The US reported somewhat disappointing housing data on Monday. Existing home sales logged a 1.8% drop in the annualized rate in August to 5.05 million. Home sales are a key metric of the retail sector, which is the biggest single market in the US, accounting for ~13% of US GDP.

More key US gauges will be reported this week, with durable goods orders set for a rebound after last month’s all time-high increase. Orders soared 22.6% on a monthly basis in July on the back of massive orders for Chicago-based airplane-manufacturer Boeing. Now orders are looking at a ~18% decrease on a monthly basis, still losing significantly less than the jump last month.

GDP figures on Friday are projected to confirm a bullish story for the dollar and US stocks, with the preliminary reading on quarterly growth for Q214 set to log at 4.6%, beating the earlier flash figure of 4.2%.

Betting on an improving recovery in the US, the Fed announced a steeper-than-earlier rate rise in 2015 last week, heavily supporting the US dollar and weighing on dollar-denominated commodities, such as gold.

The Federal Open Market Committee (FOMC) September meeting produced another $10bn cut in monthly government spending on quantitative easing (QE), keeping on track to close the program at its next meeting. Meanwhile the central lending rate was also kept at 0.25%. However, the targeted rate by the end of 2015 was increased from 1.125% to 1.375%, boosting the greenback to a new four-year peak.

“The strength of the dollar continues to put pressure on all precious metals, with gold looking likely to make a play for $1 200 in the coming sessions,” MKS Group said in a note cited by Reuters.

Reflecting on the diminishing appeal of gold, assets at the SPDR Gold Trust, the largest exchange-traded gold-backed fund, dropped 774.65 on Monday, the lowest level since December 2008.

Copper

Copper contracts for December, the most-traded contract in New York, stood at $3.0405 per pound, up 0.07% for the day. The red metal dropped 1.7% on Monday.

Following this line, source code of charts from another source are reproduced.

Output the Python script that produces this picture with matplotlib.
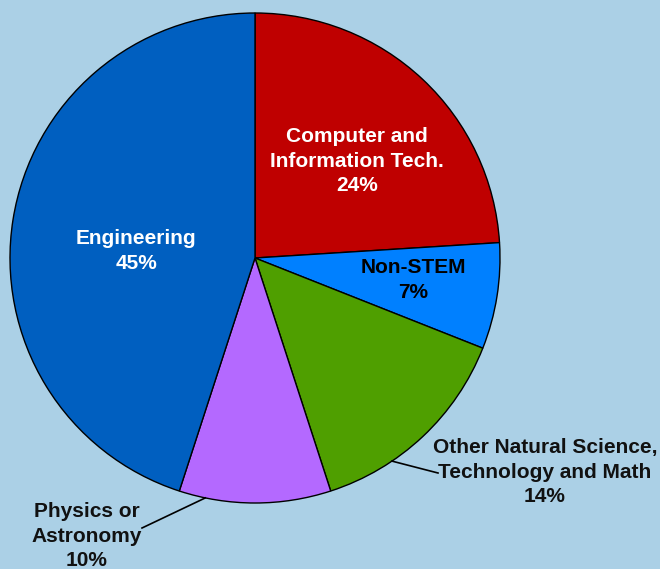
import numpy as np
import matplotlib
matplotlib.use("Agg")
import matplotlib.pyplot as plt

categories = ["Computer and\nInformation Tech.", "Non-STEM",
              "Other Natural Science,\nTechnology and Math",
              "Physics or\nAstronomy", "Engineering"]
shares = [24, 7, 14, 10, 45]
colors = ["#bf0000", "#0080ff", "#4f9f00", "#b469ff", "#005fc0"]
text_colors = ["white", "black", "#111111", "#111111", "white"]

W, H = 660, 569
bg = "#abd0e6"
fig = plt.figure(figsize=(W / 100, H / 100), dpi=100, facecolor=bg)
ax = fig.add_axes([0, 0, 1, 1])
ax.set_facecolor(bg)
ax.set_xlim(0, W)
ax.set_ylim(0, H)
ax.set_aspect("equal")
ax.axis("off")

cx, cy, R = 255, H - 258, 245
ax.pie(shares, colors=colors, startangle=90, counterclock=False,
       center=(cx, cy), radius=R,
       wedgeprops=dict(edgecolor="black", linewidth=1.0))
ax.set_xlim(0, W)
ax.set_ylim(0, H)

# label layout (pixel positions in figure)
label_pos = [(357, 161), (413, 280), (545, 472), (87, 536), (136, 251)]
leader_angle = [None, None, -56, -101.7, None]
leader_end = [None, None, (438, 473), (142, 528), None]

for cat, val, tc, (px, py), ang, le in zip(categories, shares, text_colors,
                                           label_pos, leader_angle, leader_end):
    if ang is not None:
        a = np.deg2rad(ang)
        x0, y0 = cx + R * np.cos(a), cy + R * np.sin(a)
        ax.plot([x0, le[0]], [y0, H - le[1]], color="black", lw=1.2, zorder=1)
    ax.text(px, H - py, f"{cat}\n{val}%", ha="center", va="center",
            color=tc, fontsize=15, fontweight="bold",
            family="Liberation Sans", linespacing=1.38, zorder=5)

fig.savefig("out.png", dpi=100, facecolor=bg)
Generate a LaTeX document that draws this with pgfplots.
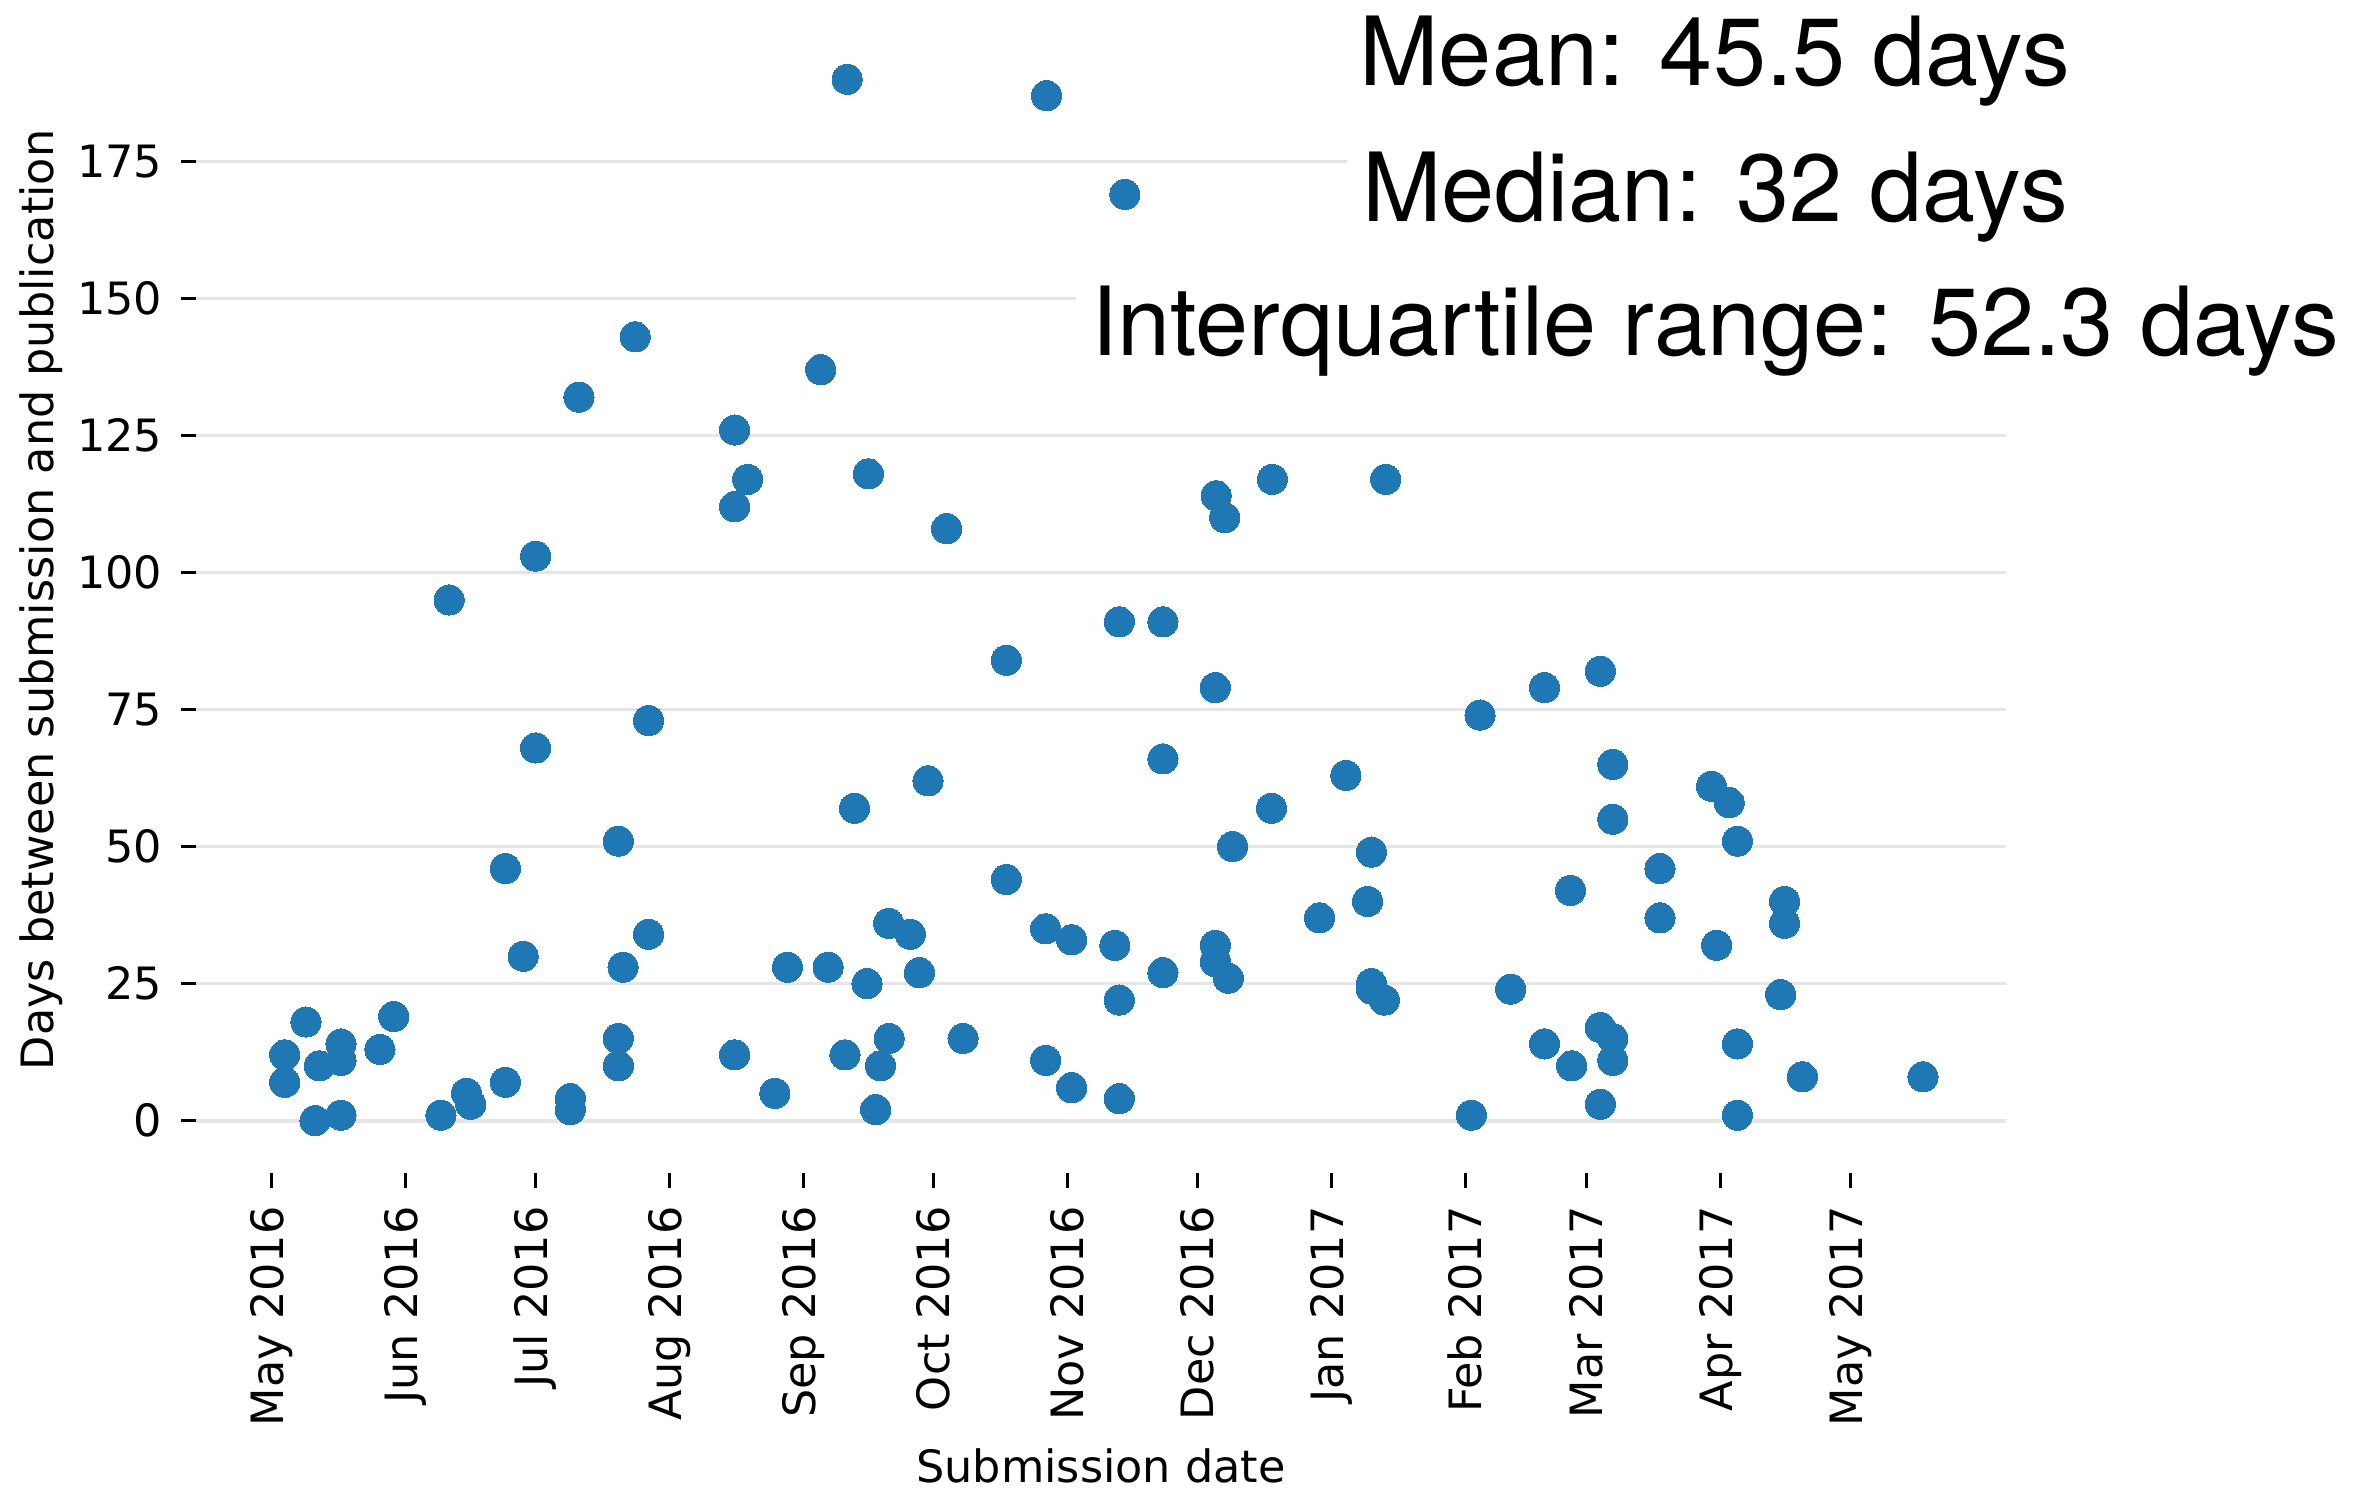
\documentclass[border=0pt]{standalone}
\usepackage{fontspec}
\setmainfont{DejaVu Sans}
\newfontfamily\helv{TeX Gyre Heros}
\usepackage{pgfplots}
\pgfplotsset{compat=1.18}
\definecolor{tabblue}{HTML}{1F77B4}
\definecolor{gridgray}{HTML}{E5E5E5}
\begin{document}
\begin{tikzpicture}
\begin{axis}[
  at={(0,0)}, anchor=south west,
  width=120mm, height=75.95mm, scale only axis,
  xmin=-17.4, xmax=401, ymin=-9.5, ymax=199.5,
  axis line style={draw=none},
  tick align=outside, major tick length=1mm,
  tick style={black, line width=0.6pt},
  xtick pos=bottom, ytick pos=left,
  xtick={0,31,61,92,123,153,184,214,245,276,304,335,365},
  xticklabels={May 2016,Jun 2016,Jul 2016,Aug 2016,Sep 2016,Oct 2016,Nov 2016,Dec 2016,Jan 2017,Feb 2017,Mar 2017,Apr 2017,May 2017},
  ytick={0,25,50,75,100,125,150,175},
  ymajorgrids, grid style={gridgray, line width=0.7pt},
  xticklabel style={rotate=90, anchor=east},
  tick label style={font=\fontsize{8.4}{10}\selectfont},
  /pgf/number format/assume math mode=true,
  xlabel={Submission date},
  ylabel={Days between submission and publication},
  label style={font=\fontsize{8.4}{10}\selectfont},
  xlabel style={at={(axis description cs:0.5,-0.256)}, anchor=center},
  ylabel style={at={(axis description cs:-0.0858,0.5)}, anchor=center},
]
\addplot[only marks, mark=*, mark size=1mm, mark options={fill=tabblue, draw=tabblue, line width=0pt}, tabblue] table {
x y
3.1 12
3.1 7
8.0 18
10.1 0
11.1 10
16.1 14
16.1 11
16.1 1
25.1 13
28.3 19
39.2 1
41.1 95
45.1 5
46.1 3
54.1 46
54.1 7
58.2 30
61.1 103
61.1 68
69.1 4
69.1 2
71.1 132
80.2 51
80.2 15
80.2 10
81.3 28
84.1 143
87.2 73
87.2 34
107.1 126
107.1 112
110.1 117
107.1 12
116.4 5
119.3 28
127 137
128.7 28
133.1 190
132.6 12
134.8 57
138 118
137.7 25
139.7 2
140.8 10
142.7 36
142.8 15
147.7 34
149.8 27
151.8 62
156.1 108
159.9 15
169.9 84
169.9 44
179.2 187
179 35
179 11
185 33
185 6
196 91
195 32
196 22
196 4
197.3 169
206.1 91
206.1 66
206.1 27
218.4 114
220.4 110
218.2 79
218.2 32
218.2 29
221.2 26
222.2 50
231.4 117
231.2 57
242.3 37
248.4 63
253.4 40
254.3 49
254.3 25
254.3 24
257.6 117
257.3 22
277.4 1
279.4 74
286.5 24
294.3 79
294.3 14
300.3 42
300.6 10
307.2 82
307.2 17
307.2 3
310.1 65
310.1 55
310.1 15
310.1 11
321 46
321 37
332.9 61
334.1 32
337 58
338.9 51
338.9 14
338.9 1
348.9 23
349.8 40
349.8 36
353.9 8
381.8 8
};
\end{axis}
\node[font=\helv\fontsize{18}{20}\selectfont, fill=white, inner sep=1mm, anchor=base] at (100.7mm,72.05mm) {Mean: 45.5 days};
\node[font=\helv\fontsize{18}{20}\selectfont, fill=white, inner sep=1mm, anchor=base] at (100.7mm,63.05mm) {Median: 32 days};
\node[font=\helv\fontsize{18}{20}\selectfont, fill=white, inner sep=1mm, anchor=base] at (100.7mm,54.15mm) {Interquartile range: 52.3 days};
\pgfresetboundingbox
\path (-13mm,-21.15mm) rectangle (143.8mm,77.75mm);
\end{tikzpicture}
\end{document}
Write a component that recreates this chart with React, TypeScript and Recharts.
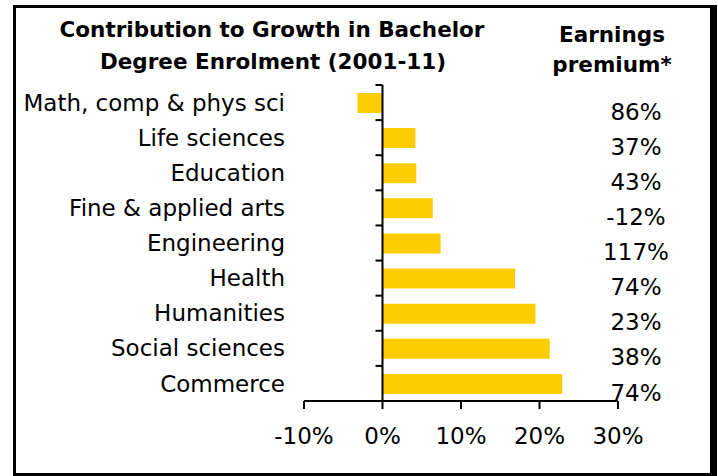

The red metal was supported by a better-than-expected reading on Chinese factories by HSBC and Markit. The companies put their manufacturing PMI at 50.5, signaling an expansion in the sector, which accounts for a significant chunk of Chinese copper consumption.

China itself accounts for 40% of global copper demand.

“It is good that the Chinese economy isnt collapsing but a weaker PMI number would have raised the likelihood of further stimulus from China, which would have given a boost to copper,” Caroline Bain, senior commodities economist at Capital Economics, said for Reuters. “The property and construction sectors in China are still not showing any signs of recovery. That, coupled with signs that copper mine supplies are ramping up, have led us to expect prices to fall further by the end of the year.”

A Reuters poll suggested a 226 000 ton surplus copper by end of 2014, and 285 000 tons next year.

Previously, downbeat US housing data pressured the red metal to a multi-month low on Monday. An average home has some 300-500 pounds of copper, making the real estate sector one of the top copper markets, and housing data a leading gauge for copper demand.

Now investors eye the key new home sales figures from the US on Wednesday. Analysts expect a bumper reading for a 4.2% growth of the annualized rate of new home sales.